Question

Consider an Urn that contains:

→ 3 blue balls
→ 2 red balls
→ 5 green balls
Suppose we are drawing 3 balls from this urn, one after the other with no replacement. In how many ways can we draw EXACTLY 2 balls of the same colour?

`note = \\ no \: replacement \\ order \: matters`
Please don't answer randomly I need this​

Answer 1

I would argue that order does not matter, since e.g. drawing 1 red, then 1 blue, then 1 more red is the same as drawing 2 reds then a blue. Either way you've drawn exactly 2 red balls.

If we draw two blue, this can happen in

`\dbinom 31 \dbinom 21 \dbinom 10 \dbinom 71 = 42 \text{ ways}`

If we draw two red, this can happen in

`\dbinom 21 \dbinom 11 \dbinom 81 = 16 \text{ ways}`

If we draw two green, this can happen in

`\dbinom 51 \dbinom 41 \dbinom 30 \dbinom 51 = 100 \text{ ways}`

Then the total number of ways of drawing exactly 2 balls of the same colour is 42 + 16 + 100 = 158.

To see where these products come from, consider the blue case as an example. We can draw 1 blue frst, which leaves 2 more blues that can be drawn; then we draw 1 more blue, leaving 1 blue in the urn; then we don't draw the last blue, and instead draw 1 of the other 7 balls that are not blue.

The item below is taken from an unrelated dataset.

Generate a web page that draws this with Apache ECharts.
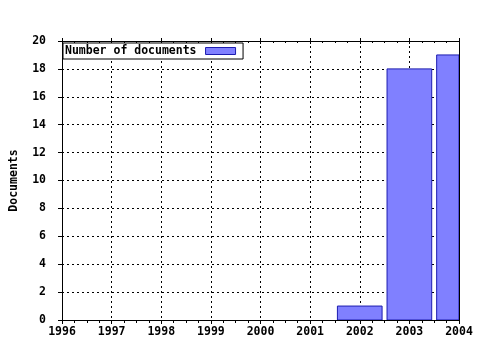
<!DOCTYPE html>
<html>
<head>
<meta charset="utf-8">
<script src="https://cdn.jsdelivr.net/npm/echarts@6/dist/echarts.min.js"></script>
<style>html,body{margin:0;padding:0;background:#fff;}#c{width:480px;height:350px;}</style>
</head>
<body>
<div id="c"></div>
<script>
var years = [2002, 2003, 2004];
var counts = [1, 18, 19];
var seriesName = 'Number of documents';
var yAxisTitle = 'Documents';
var xMin = 1996, xMax = 2004;
var yMin = 0, yMax = 20, yStep = 2;

var FONT = '"DejaVu Sans Mono", monospace';
var FS = 11.5;
var BAR_FILL = '#8080ff', BAR_EDGE = '#1c1cb0';
var chart = echarts.init(document.getElementById('c'), null, {renderer: 'canvas'});
var pairs = years.map(function (y, i) { return [y, counts[i]]; });
var dash = {color: '#000', width: 1, type: [2, 3]};
var axisBase = {
  type: 'value', min: xMin, max: xMax, interval: 1,
  axisLine: {show: true, onZero: false, lineStyle: {color: '#000', width: 1}}
};
chart.setOption({
  animation: false,
  backgroundColor: '#fff',
  grid: {left: 57, right: 21, top: 41, bottom: 30, containLabel: false},
  legend: {
    show: true,
    left: 63, top: 43,
    align: 'right',
    orient: 'horizontal',
    padding: [2, 7, 2, 2],
    borderColor: '#000', borderWidth: 1, borderRadius: 0,
    backgroundColor: '#fff',
    itemWidth: 30, itemHeight: 7,
    formatter: function (n) { return '{a|' + n + '}'; },
    textStyle: {fontFamily: FONT, fontWeight: 'bold', fontSize: FS, color: '#000',
      rich: {a: {fontFamily: FONT, fontWeight: 'bold', fontSize: FS, color: '#000', padding: [0, 4, 0, 0]}}},
    data: [{name: seriesName, icon: 'rect', itemStyle: {color: BAR_FILL, borderColor: BAR_EDGE, borderWidth: 1}}]
  },
  xAxis: [
    Object.assign({}, axisBase, {
      position: 'bottom',
      axisTick: {show: true, length: 4, lineStyle: {color: '#000'}},
      minorTick: {show: true, splitNumber: 4, length: 3, lineStyle: {color: '#000'}},
      splitLine: {show: true, lineStyle: dash},
      axisLabel: {fontFamily: FONT, fontWeight: 'bold', fontSize: FS, color: '#000', margin: 6,
        formatter: function (v) { return String(v); }}
    }),
    Object.assign({}, axisBase, {
      position: 'top',
      axisTick: {show: true, inside: true, length: 3, lineStyle: {color: '#000'}},
      minorTick: {show: true, splitNumber: 4, length: 2, lineStyle: {color: '#000'}},
      splitLine: {show: false},
      axisLabel: {show: false}
    }),
    Object.assign({}, axisBase, {
      position: 'top',
      axisLine: {show: false, onZero: false},
      axisTick: {show: true, inside: false, length: 3, lineStyle: {color: '#000'}},
      splitLine: {show: false},
      axisLabel: {show: false}
    })
  ],
  yAxis: [{
    type: 'value', position: 'left',
    min: yMin, max: yMax, interval: yStep,
    name: yAxisTitle, nameLocation: 'middle', nameGap: 42, nameRotate: 90,
    nameTextStyle: {fontFamily: FONT, fontWeight: 'bold', fontSize: FS, color: '#000'},
    axisLine: {show: true, onZero: false, lineStyle: {color: '#000', width: 1}},
    axisTick: {show: true, length: 4, lineStyle: {color: '#000'}},
    splitLine: {show: true, lineStyle: dash},
    axisLabel: {fontFamily: FONT, fontWeight: 'bold', fontSize: FS, color: '#000', margin: 16}
  }, {
    type: 'value', position: 'right',
    min: yMin, max: yMax, interval: yStep,
    axisLine: {show: true, onZero: false, lineStyle: {color: '#000', width: 1}},
    axisTick: {show: false},
    splitLine: {show: false},
    axisLabel: {show: false}
  }],
  series: [{
    name: seriesName,
    type: 'custom',
    xAxisIndex: 0, yAxisIndex: 0,
    clip: true,
    itemStyle: {color: BAR_FILL, borderColor: BAR_EDGE, borderWidth: 1},
    encode: {x: 0, y: 1},
    renderItem: function (params, api) {
      var x = api.value(0), v = api.value(1);
      var top = api.coord([x, v]);
      var base = api.coord([x, 0]);
      var w = api.size([1, 0])[0] * 0.9;
      var rect = echarts.graphic.clipRectByRect(
        {x: top[0] - w / 2, y: top[1], width: w, height: base[1] - top[1]},
        {x: params.coordSys.x, y: params.coordSys.y - 1, width: params.coordSys.width, height: params.coordSys.height + 2}
      );
      if (!rect) return null;
      return {type: 'rect', shape: rect, style: {fill: BAR_FILL, stroke: BAR_EDGE, lineWidth: 1}};
    },
    data: pairs
  }]
});
</script>
</body>
</html>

If you insist on keeping track of the order in which the balls are drawn, we just need to multiply the total count by 3!, since that's the number of ways we can shuffle 3 balls around. In that case, 3! • 158 = 948.

If order matters but the same-coloured balls are identical, we would instead multiply by 3!/2! = 3, giving a total of 3 • 158 = 474.